A: There’s no question it’s nationalistic, but it’s not Nazi. I think that’s important to remember. What Wagner is saying is that society, or outward forces, are going to put our traditions — our way of doing things — at risk, and so we have to be strong in defending that. Now, he uses what to us are more than nationalistic words, and that’s unfortunate because of the history of the Second World War. But everybody, I think, defends their culture, their country, their beliefs in different ways. You’ve got to say that in classical music, the Germans have had a lot to give.

I don’t go into a deep depression when I’m conducting that moment. The words Sachs uses at the end were prompted by Wagner’s wife, Cosima, who felt that it needed to be underlined. The whole color of the piece changes for two pages; it’s weird; it becomes melodramatic, even, so you can tell Wagner’s heart was not in it, really.

Q: It doesn’t sound like him?

A: No. You know what it sounds like? It sounds like Italian opera. It sounds as if it’s not to be given undue weight. That’s my feeling.

Q: Speaking of tradition and innovation, where do you intend to take the London Symphony, an orchestra with such a long tradition of its own?

A: I’ve been spending a lot of time thinking about what I would bring, but the fact of the matter is that I’ve been bringing Tony Pappano to the orchestra since 1996, when I first met them at Abbey Road Studios to record Puccini’s “La Rondine.” They know me inside-out, you know?

I want to play that to my advantage. I will have been with my Italian orchestra for 18 years, and I did a lot there. London is very different: much less conservative, much more adventurous. So I’ll be going out of my comfort zone, but with sheer delight, especially to celebrate something that I really, really love, and that’s English music.

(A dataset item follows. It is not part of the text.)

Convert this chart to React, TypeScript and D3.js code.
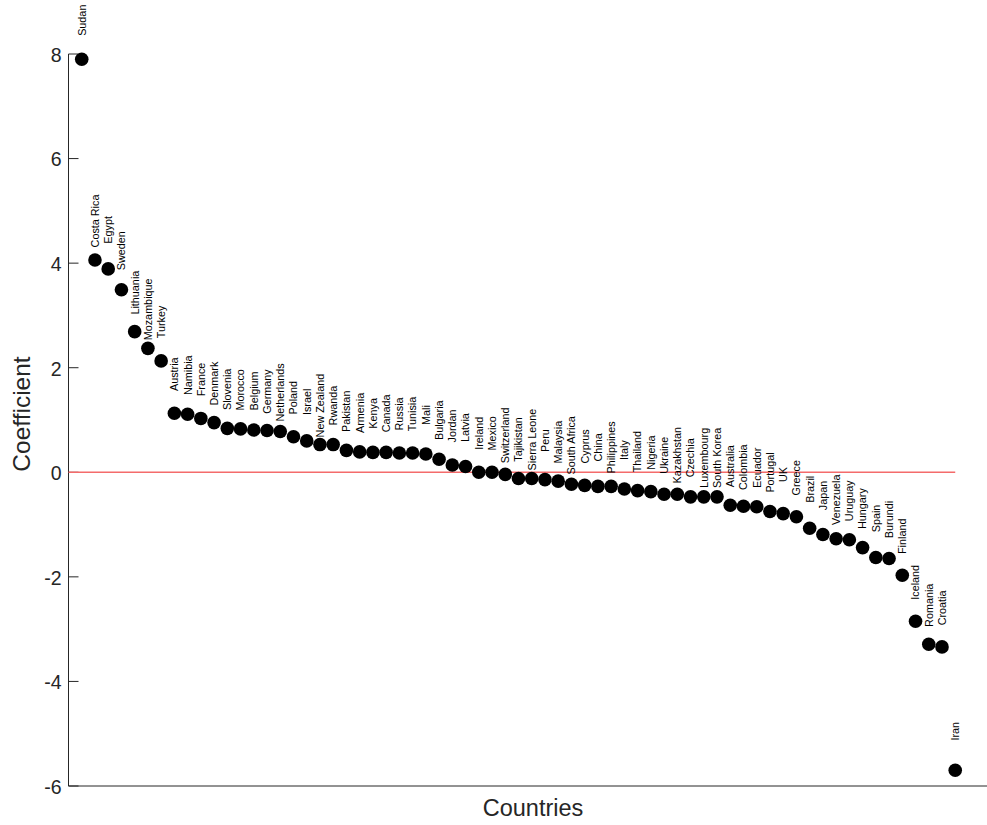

Q: Is there anything you haven’t achieved at Covent Garden that you would still like to, in the three years you have left?

A: I’ve been digging ever deeper into the Italian repertoire. You would think that was a given, but no. I’m going to be doing pieces for the first time, like “Turandot.” I just conducted “Rigoletto” to open the season; I hadn’t conducted it in 29 years — can you imagine?

The Italian repertoire needs more help, because it’s much more difficult to find glamorous conductors for it. So it’s important for me as music director to make sure that it is as supported and as celebrated as it should be. The repertoire of most houses is mainly Italian, because that’s what sells the tickets, but I want it to be done on a very high level.

In 2023, I will start a new “Ring” with Barrie Kosky as director. That will go further than my tenure as music director, but it’s something that will keep me close to the house. You don’t just throw away 20-odd years and move on. I’ve been very happy where I’ve been working. So don’t fix what ain’t broke.